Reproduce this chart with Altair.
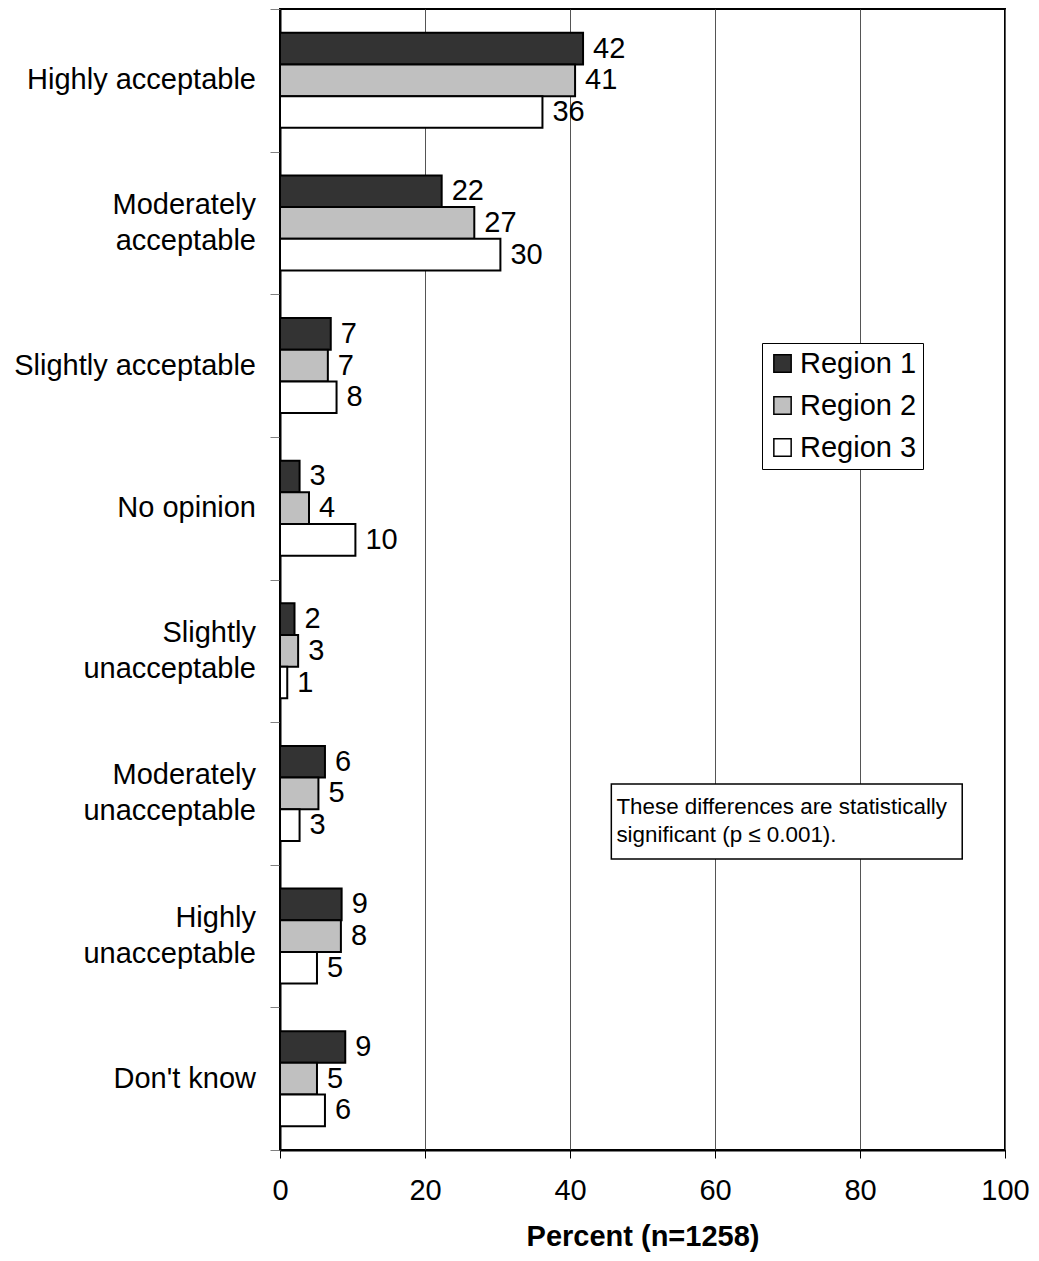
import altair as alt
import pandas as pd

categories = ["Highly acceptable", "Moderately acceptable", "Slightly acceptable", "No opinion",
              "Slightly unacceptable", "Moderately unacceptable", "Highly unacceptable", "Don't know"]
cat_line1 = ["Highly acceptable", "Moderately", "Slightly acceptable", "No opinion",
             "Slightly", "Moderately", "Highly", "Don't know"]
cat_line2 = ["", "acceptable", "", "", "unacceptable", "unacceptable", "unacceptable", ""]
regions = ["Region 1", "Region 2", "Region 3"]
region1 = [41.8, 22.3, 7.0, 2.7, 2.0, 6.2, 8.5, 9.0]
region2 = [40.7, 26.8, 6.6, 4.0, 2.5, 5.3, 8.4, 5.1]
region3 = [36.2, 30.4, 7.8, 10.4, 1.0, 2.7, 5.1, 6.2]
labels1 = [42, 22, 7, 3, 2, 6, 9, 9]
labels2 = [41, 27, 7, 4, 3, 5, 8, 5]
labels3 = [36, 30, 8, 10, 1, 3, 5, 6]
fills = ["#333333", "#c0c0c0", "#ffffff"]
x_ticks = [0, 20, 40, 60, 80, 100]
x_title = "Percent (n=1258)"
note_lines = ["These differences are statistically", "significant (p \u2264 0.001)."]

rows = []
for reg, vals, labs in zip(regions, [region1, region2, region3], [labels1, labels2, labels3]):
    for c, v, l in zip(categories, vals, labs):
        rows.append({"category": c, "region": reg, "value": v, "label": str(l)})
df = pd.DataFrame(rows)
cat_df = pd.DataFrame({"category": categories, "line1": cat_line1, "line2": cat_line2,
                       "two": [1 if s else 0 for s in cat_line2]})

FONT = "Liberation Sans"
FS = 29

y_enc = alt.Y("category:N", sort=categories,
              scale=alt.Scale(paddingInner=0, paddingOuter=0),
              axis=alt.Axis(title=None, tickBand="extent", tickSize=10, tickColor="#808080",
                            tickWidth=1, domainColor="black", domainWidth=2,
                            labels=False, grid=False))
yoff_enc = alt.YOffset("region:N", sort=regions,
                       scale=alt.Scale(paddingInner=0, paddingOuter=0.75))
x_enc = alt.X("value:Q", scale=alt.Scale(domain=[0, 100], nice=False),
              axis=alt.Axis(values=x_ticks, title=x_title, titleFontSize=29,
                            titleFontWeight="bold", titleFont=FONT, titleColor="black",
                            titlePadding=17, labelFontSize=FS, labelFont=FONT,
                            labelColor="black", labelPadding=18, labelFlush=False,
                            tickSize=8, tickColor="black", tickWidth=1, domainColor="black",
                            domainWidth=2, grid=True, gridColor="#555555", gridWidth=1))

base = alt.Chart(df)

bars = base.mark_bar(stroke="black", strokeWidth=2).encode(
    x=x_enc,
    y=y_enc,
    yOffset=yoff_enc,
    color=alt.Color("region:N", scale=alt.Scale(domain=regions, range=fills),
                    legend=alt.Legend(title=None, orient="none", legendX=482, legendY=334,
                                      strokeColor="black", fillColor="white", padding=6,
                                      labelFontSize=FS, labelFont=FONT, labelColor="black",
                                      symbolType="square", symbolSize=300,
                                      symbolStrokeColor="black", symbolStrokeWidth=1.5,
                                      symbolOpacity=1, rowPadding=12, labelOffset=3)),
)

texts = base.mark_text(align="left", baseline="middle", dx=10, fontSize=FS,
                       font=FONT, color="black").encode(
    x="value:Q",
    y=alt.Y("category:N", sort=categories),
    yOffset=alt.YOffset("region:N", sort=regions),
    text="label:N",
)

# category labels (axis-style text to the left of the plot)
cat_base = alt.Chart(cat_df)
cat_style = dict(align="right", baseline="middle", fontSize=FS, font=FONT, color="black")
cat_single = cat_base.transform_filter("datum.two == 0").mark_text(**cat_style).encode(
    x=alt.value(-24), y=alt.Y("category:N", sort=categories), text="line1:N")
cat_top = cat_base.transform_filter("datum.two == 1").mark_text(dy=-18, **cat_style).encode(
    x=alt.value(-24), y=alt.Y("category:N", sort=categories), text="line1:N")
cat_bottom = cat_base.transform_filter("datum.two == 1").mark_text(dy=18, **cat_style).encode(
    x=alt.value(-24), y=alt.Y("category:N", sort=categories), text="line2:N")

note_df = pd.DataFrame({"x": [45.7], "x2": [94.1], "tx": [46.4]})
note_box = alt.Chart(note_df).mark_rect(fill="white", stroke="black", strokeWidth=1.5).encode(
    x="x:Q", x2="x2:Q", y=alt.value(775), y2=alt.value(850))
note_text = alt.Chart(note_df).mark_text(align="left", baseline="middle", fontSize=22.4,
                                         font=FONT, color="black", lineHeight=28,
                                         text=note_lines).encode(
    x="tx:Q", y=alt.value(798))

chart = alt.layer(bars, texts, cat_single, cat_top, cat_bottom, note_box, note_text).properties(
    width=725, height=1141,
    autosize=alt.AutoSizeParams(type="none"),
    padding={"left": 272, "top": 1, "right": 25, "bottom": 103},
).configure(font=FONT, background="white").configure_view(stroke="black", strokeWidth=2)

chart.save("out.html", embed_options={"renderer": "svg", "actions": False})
======
** TASK OBJECTIVE **
Skip the images and write out the rest of the listing exactly.

** RESULT FOR THIS TASK **
Reproduce this chart with Altair.
import altair as alt
import pandas as pd

categories = ["Highly acceptable", "Moderately acceptable", "Slightly acceptable", "No opinion",
              "Slightly unacceptable", "Moderately unacceptable", "Highly unacceptable", "Don't know"]
cat_line1 = ["Highly acceptable", "Moderately", "Slightly acceptable", "No opinion",
             "Slightly", "Moderately", "Highly", "Don't know"]
cat_line2 = ["", "acceptable", "", "", "unacceptable", "unacceptable", "unacceptable", ""]
regions = ["Region 1", "Region 2", "Region 3"]
region1 = [41.8, 22.3, 7.0, 2.7, 2.0, 6.2, 8.5, 9.0]
region2 = [40.7, 26.8, 6.6, 4.0, 2.5, 5.3, 8.4, 5.1]
region3 = [36.2, 30.4, 7.8, 10.4, 1.0, 2.7, 5.1, 6.2]
labels1 = [42, 22, 7, 3, 2, 6, 9, 9]
labels2 = [41, 27, 7, 4, 3, 5, 8, 5]
labels3 = [36, 30, 8, 10, 1, 3, 5, 6]
fills = ["#333333", "#c0c0c0", "#ffffff"]
x_ticks = [0, 20, 40, 60, 80, 100]
x_title = "Percent (n=1258)"
note_lines = ["These differences are statistically", "significant (p \u2264 0.001)."]

rows = []
for reg, vals, labs in zip(regions, [region1, region2, region3], [labels1, labels2, labels3]):
    for c, v, l in zip(categories, vals, labs):
        rows.append({"category": c, "region": reg, "value": v, "label": str(l)})
df = pd.DataFrame(rows)
cat_df = pd.DataFrame({"category": categories, "line1": cat_line1, "line2": cat_line2,
                       "two": [1 if s else 0 for s in cat_line2]})

FONT = "Liberation Sans"
FS = 29

y_enc = alt.Y("category:N", sort=categories,
              scale=alt.Scale(paddingInner=0, paddingOuter=0),
              axis=alt.Axis(title=None, tickBand="extent", tickSize=10, tickColor="#808080",
                            tickWidth=1, domainColor="black", domainWidth=2,
                            labels=False, grid=False))
yoff_enc = alt.YOffset("region:N", sort=regions,
                       scale=alt.Scale(paddingInner=0, paddingOuter=0.75))
x_enc = alt.X("value:Q", scale=alt.Scale(domain=[0, 100], nice=False),
              axis=alt.Axis(values=x_ticks, title=x_title, titleFontSize=29,
                            titleFontWeight="bold", titleFont=FONT, titleColor="black",
                            titlePadding=17, labelFontSize=FS, labelFont=FONT,
                            labelColor="black", labelPadding=18, labelFlush=False,
                            tickSize=8, tickColor="black", tickWidth=1, domainColor="black",
                            domainWidth=2, grid=True, gridColor="#555555", gridWidth=1))

base = alt.Chart(df)

bars = base.mark_bar(stroke="black", strokeWidth=2).encode(
    x=x_enc,
    y=y_enc,
    yOffset=yoff_enc,
    color=alt.Color("region:N", scale=alt.Scale(domain=regions, range=fills),
                    legend=alt.Legend(title=None, orient="none", legendX=482, legendY=334,
                                      strokeColor="black", fillColor="white", padding=6,
                                      labelFontSize=FS, labelFont=FONT, labelColor="black",
                                      symbolType="square", symbolSize=300,
                                      symbolStrokeColor="black", symbolStrokeWidth=1.5,
                                      symbolOpacity=1, rowPadding=12, labelOffset=3)),
)

texts = base.mark_text(align="left", baseline="middle", dx=10, fontSize=FS,
                       font=FONT, color="black").encode(
    x="value:Q",
    y=alt.Y("category:N", sort=categories),
    yOffset=alt.YOffset("region:N", sort=regions),
    text="label:N",
)

# category labels (axis-style text to the left of the plot)
cat_base = alt.Chart(cat_df)
cat_style = dict(align="right", baseline="middle", fontSize=FS, font=FONT, color="black")
cat_single = cat_base.transform_filter("datum.two == 0").mark_text(**cat_style).encode(
    x=alt.value(-24), y=alt.Y("category:N", sort=categories), text="line1:N")
cat_top = cat_base.transform_filter("datum.two == 1").mark_text(dy=-18, **cat_style).encode(
    x=alt.value(-24), y=alt.Y("category:N", sort=categories), text="line1:N")
cat_bottom = cat_base.transform_filter("datum.two == 1").mark_text(dy=18, **cat_style).encode(
    x=alt.value(-24), y=alt.Y("category:N", sort=categories), text="line2:N")

note_df = pd.DataFrame({"x": [45.7], "x2": [94.1], "tx": [46.4]})
note_box = alt.Chart(note_df).mark_rect(fill="white", stroke="black", strokeWidth=1.5).encode(
    x="x:Q", x2="x2:Q", y=alt.value(775), y2=alt.value(850))
note_text = alt.Chart(note_df).mark_text(align="left", baseline="middle", fontSize=22.4,
                                         font=FONT, color="black", lineHeight=28,
                                         text=note_lines).encode(
    x="tx:Q", y=alt.value(798))

chart = alt.layer(bars, texts, cat_single, cat_top, cat_bottom, note_box, note_text).properties(
    width=725, height=1141,
    autosize=alt.AutoSizeParams(type="none"),
    padding={"left": 272, "top": 1, "right": 25, "bottom": 103},
).configure(font=FONT, background="white").configure_view(stroke="black", strokeWidth=2)

chart.save("out.html", embed_options={"renderer": "svg", "actions": False})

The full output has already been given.